Reliability

Definition
Reliability is the condition in which a process, report, or outcome performs consistently within defined expectations over time. It exists to make results predictable and interpretable without repeated verification. Reliability is not perfection. It is controlled variance within known limits.

Application
Reliability operates through stable inputs, defined workflows, documented assumptions, and recurring validation. In accounting, it appears when close timelines hold and balances reconcile without surprise adjustments. In finance, it is visible when forecasts follow defined drivers and variance analysis traces back to explicit assumptions. In operations, it shows up when throughput, service levels, or delivery timelines remain within expected ranges.

When structure is strong, reliability is quiet. Outputs require less defensive explanation. Review focuses on performance rather than correction. Confidence accumulates because prior cycles behaved as expected.

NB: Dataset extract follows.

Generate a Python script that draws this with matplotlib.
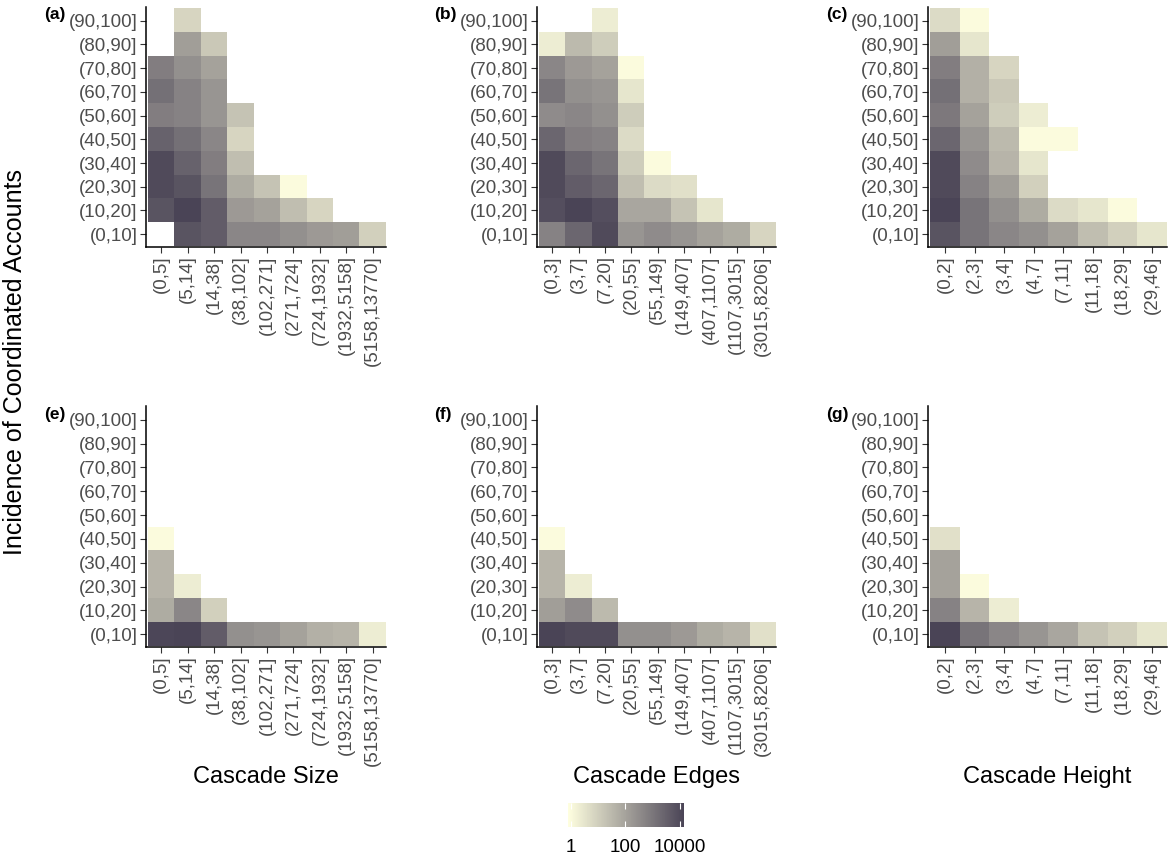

When structure is thin, reliability becomes personality-dependent. Results fluctuate based on who prepared them. Deadlines slip unpredictably. Variance analysis becomes reconstruction. Teams add checklists, reviews, and informal cross-checks to compensate for unstable design.

Reliability reduces the cognitive load required to trust information. It narrows the gap between production and interpretation.

Implication
Reliability absorbs uncertainty by embedding consistency into execution. When present, it reduces the need for repeated scrutiny and judgment. Leaders can allocate attention forward because the past behaves as designed.

When absent, vigilance expands. Meetings focus on whether numbers can be trusted before discussing what they mean. Oversight increases. Rework becomes routine. Judgment is spent confirming stability rather than evaluating direction.

The condition of reliability reveals whether execution is sustained by disciplined structure or by ongoing human verification. Where reliability holds, attention shifts to improvement. Where it does not, attention remains anchored in correction.